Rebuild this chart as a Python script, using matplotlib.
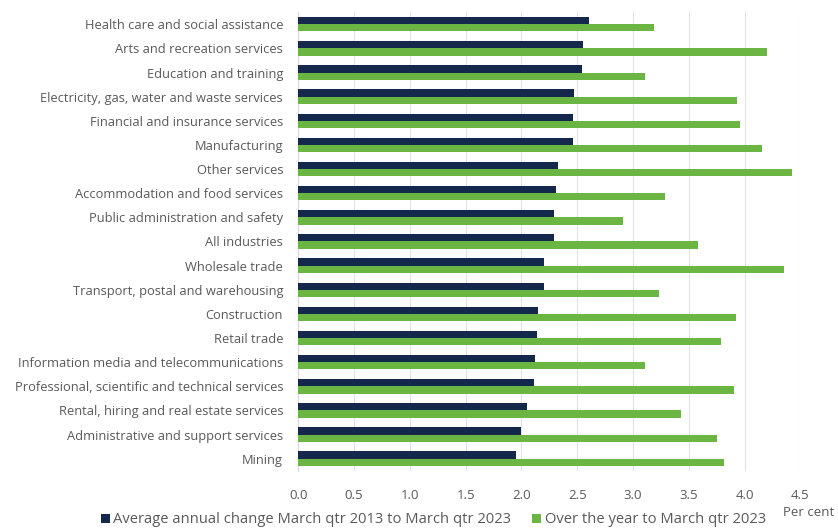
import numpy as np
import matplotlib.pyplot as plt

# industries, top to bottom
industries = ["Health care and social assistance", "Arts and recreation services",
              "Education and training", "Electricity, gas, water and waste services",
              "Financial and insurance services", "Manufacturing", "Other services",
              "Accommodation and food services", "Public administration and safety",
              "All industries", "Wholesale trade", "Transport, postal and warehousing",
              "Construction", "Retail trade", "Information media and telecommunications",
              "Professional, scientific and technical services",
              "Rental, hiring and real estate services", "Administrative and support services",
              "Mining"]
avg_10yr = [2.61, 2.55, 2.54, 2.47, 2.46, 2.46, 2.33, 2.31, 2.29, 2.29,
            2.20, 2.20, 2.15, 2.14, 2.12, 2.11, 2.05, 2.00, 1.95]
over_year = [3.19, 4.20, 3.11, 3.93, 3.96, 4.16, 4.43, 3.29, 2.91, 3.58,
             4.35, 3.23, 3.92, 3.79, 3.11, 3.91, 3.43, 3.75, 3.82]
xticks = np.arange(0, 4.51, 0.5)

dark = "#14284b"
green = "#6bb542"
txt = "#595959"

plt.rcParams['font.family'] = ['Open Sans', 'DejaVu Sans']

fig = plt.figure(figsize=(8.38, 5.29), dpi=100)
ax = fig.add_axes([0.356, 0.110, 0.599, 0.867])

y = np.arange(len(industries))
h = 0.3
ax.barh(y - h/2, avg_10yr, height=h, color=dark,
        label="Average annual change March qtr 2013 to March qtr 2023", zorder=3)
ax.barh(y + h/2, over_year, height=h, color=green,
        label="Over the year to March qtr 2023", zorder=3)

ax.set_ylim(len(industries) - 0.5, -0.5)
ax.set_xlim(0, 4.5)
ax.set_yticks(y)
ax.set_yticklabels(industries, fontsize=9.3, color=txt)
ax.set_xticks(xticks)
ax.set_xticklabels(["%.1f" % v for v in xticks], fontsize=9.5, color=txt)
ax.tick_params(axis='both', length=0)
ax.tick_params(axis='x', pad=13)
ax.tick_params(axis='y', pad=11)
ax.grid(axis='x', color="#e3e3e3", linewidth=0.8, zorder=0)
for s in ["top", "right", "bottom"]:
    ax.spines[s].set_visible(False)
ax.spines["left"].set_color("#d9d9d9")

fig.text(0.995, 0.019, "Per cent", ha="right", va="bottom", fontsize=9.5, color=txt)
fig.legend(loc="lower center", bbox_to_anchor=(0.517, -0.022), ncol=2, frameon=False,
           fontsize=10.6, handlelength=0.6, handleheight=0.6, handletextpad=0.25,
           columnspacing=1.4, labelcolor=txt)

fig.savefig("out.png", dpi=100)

==

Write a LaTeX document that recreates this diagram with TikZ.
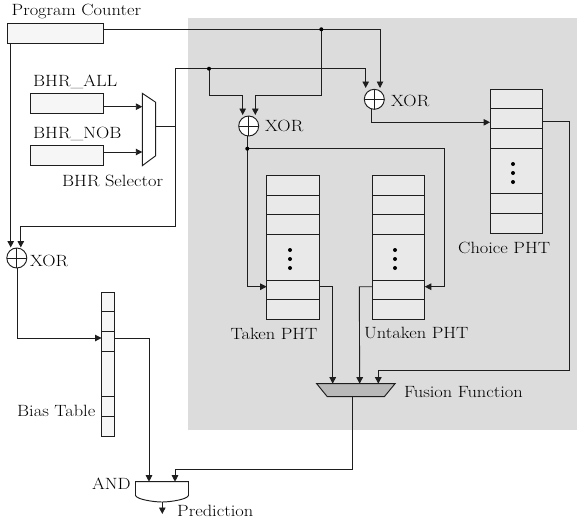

▶ _Task to complete_: Extract every line containing the string "matplotlib" from the data above.

▶ _Correct result_:
Rebuild this chart as a Python script, using matplotlib.
import matplotlib.pyplot as plt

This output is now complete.